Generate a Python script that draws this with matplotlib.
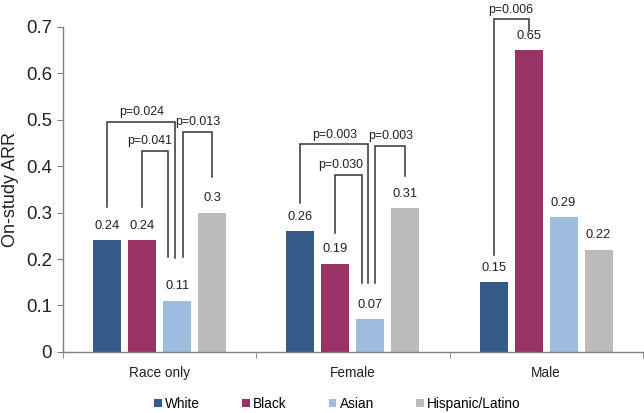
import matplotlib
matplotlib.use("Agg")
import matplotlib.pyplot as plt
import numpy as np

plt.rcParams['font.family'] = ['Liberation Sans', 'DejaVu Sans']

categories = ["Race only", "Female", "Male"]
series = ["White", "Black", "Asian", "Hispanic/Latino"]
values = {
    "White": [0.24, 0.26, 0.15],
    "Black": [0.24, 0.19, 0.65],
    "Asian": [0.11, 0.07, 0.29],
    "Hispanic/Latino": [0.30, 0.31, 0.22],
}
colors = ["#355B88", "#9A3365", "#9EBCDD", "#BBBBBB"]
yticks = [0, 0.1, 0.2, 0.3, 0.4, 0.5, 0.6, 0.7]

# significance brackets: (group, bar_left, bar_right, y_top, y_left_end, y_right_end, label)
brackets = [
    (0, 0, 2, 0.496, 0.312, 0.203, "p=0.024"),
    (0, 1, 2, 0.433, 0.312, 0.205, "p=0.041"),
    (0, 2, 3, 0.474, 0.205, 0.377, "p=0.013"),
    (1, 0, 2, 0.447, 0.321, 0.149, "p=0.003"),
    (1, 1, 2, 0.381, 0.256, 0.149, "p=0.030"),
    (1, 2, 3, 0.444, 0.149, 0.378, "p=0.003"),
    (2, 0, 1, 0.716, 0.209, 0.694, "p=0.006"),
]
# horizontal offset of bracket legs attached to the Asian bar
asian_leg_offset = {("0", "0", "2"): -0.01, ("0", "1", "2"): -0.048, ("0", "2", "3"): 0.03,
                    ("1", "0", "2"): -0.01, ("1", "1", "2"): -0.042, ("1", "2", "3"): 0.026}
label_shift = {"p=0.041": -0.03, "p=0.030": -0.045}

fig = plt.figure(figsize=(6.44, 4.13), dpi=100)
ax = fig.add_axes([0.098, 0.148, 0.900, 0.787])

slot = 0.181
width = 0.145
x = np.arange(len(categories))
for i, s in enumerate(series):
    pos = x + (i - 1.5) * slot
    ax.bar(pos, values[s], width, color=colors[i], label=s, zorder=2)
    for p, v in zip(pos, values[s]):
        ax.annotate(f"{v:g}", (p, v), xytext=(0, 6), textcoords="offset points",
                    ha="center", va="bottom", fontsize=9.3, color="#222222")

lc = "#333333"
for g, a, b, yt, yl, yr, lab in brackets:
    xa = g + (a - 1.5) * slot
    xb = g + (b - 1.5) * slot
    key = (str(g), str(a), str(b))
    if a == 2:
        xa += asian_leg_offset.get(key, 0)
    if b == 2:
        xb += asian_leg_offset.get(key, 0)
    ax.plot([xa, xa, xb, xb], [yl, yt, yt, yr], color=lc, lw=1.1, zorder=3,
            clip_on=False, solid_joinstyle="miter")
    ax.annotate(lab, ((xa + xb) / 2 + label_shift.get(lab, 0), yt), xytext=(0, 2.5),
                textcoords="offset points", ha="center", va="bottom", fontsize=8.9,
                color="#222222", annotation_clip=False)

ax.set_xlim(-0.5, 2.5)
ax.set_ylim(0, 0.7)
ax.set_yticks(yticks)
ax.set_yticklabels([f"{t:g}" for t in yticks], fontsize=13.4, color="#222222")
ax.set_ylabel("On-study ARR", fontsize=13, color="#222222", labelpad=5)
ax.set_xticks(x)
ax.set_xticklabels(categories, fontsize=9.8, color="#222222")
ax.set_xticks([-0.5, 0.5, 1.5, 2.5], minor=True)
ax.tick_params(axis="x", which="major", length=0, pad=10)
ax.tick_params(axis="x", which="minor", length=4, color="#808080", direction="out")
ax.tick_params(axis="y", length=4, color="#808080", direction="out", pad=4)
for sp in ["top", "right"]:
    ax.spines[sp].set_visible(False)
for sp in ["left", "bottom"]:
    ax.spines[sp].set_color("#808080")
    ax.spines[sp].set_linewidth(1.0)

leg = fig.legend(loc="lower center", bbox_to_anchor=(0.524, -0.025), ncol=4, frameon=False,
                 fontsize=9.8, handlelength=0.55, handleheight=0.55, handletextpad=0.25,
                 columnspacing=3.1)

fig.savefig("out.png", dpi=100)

□ □ □ □ □ □ □

◆ **Problem requirements**
Each line of the material must be retyped exactly, except that images are omitted.

◆ **Output below**
Generate a Python script that draws this with matplotlib.
import matplotlib
matplotlib.use("Agg")
import matplotlib.pyplot as plt
import numpy as np

plt.rcParams['font.family'] = ['Liberation Sans', 'DejaVu Sans']

categories = ["Race only", "Female", "Male"]
series = ["White", "Black", "Asian", "Hispanic/Latino"]
values = {
    "White": [0.24, 0.26, 0.15],
    "Black": [0.24, 0.19, 0.65],
    "Asian": [0.11, 0.07, 0.29],
    "Hispanic/Latino": [0.30, 0.31, 0.22],
}
colors = ["#355B88", "#9A3365", "#9EBCDD", "#BBBBBB"]
yticks = [0, 0.1, 0.2, 0.3, 0.4, 0.5, 0.6, 0.7]

# significance brackets: (group, bar_left, bar_right, y_top, y_left_end, y_right_end, label)
brackets = [
    (0, 0, 2, 0.496, 0.312, 0.203, "p=0.024"),
    (0, 1, 2, 0.433, 0.312, 0.205, "p=0.041"),
    (0, 2, 3, 0.474, 0.205, 0.377, "p=0.013"),
    (1, 0, 2, 0.447, 0.321, 0.149, "p=0.003"),
    (1, 1, 2, 0.381, 0.256, 0.149, "p=0.030"),
    (1, 2, 3, 0.444, 0.149, 0.378, "p=0.003"),
    (2, 0, 1, 0.716, 0.209, 0.694, "p=0.006"),
]
# horizontal offset of bracket legs attached to the Asian bar
asian_leg_offset = {("0", "0", "2"): -0.01, ("0", "1", "2"): -0.048, ("0", "2", "3"): 0.03,
                    ("1", "0", "2"): -0.01, ("1", "1", "2"): -0.042, ("1", "2", "3"): 0.026}
label_shift = {"p=0.041": -0.03, "p=0.030": -0.045}

fig = plt.figure(figsize=(6.44, 4.13), dpi=100)
ax = fig.add_axes([0.098, 0.148, 0.900, 0.787])

slot = 0.181
width = 0.145
x = np.arange(len(categories))
for i, s in enumerate(series):
    pos = x + (i - 1.5) * slot
    ax.bar(pos, values[s], width, color=colors[i], label=s, zorder=2)
    for p, v in zip(pos, values[s]):
        ax.annotate(f"{v:g}", (p, v), xytext=(0, 6), textcoords="offset points",
                    ha="center", va="bottom", fontsize=9.3, color="#222222")

lc = "#333333"
for g, a, b, yt, yl, yr, lab in brackets:
    xa = g + (a - 1.5) * slot
    xb = g + (b - 1.5) * slot
    key = (str(g), str(a), str(b))
    if a == 2:
        xa += asian_leg_offset.get(key, 0)
    if b == 2:
        xb += asian_leg_offset.get(key, 0)
    ax.plot([xa, xa, xb, xb], [yl, yt, yt, yr], color=lc, lw=1.1, zorder=3,
            clip_on=False, solid_joinstyle="miter")
    ax.annotate(lab, ((xa + xb) / 2 + label_shift.get(lab, 0), yt), xytext=(0, 2.5),
                textcoords="offset points", ha="center", va="bottom", fontsize=8.9,
                color="#222222", annotation_clip=False)

ax.set_xlim(-0.5, 2.5)
ax.set_ylim(0, 0.7)
ax.set_yticks(yticks)
ax.set_yticklabels([f"{t:g}" for t in yticks], fontsize=13.4, color="#222222")
ax.set_ylabel("On-study ARR", fontsize=13, color="#222222", labelpad=5)
ax.set_xticks(x)
ax.set_xticklabels(categories, fontsize=9.8, color="#222222")
ax.set_xticks([-0.5, 0.5, 1.5, 2.5], minor=True)
ax.tick_params(axis="x", which="major", length=0, pad=10)
ax.tick_params(axis="x", which="minor", length=4, color="#808080", direction="out")
ax.tick_params(axis="y", length=4, color="#808080", direction="out", pad=4)
for sp in ["top", "right"]:
    ax.spines[sp].set_visible(False)
for sp in ["left", "bottom"]:
    ax.spines[sp].set_color("#808080")
    ax.spines[sp].set_linewidth(1.0)

leg = fig.legend(loc="lower center", bbox_to_anchor=(0.524, -0.025), ncol=4, frameon=False,
                 fontsize=9.8, handlelength=0.55, handleheight=0.55, handletextpad=0.25,
                 columnspacing=3.1)

fig.savefig("out.png", dpi=100)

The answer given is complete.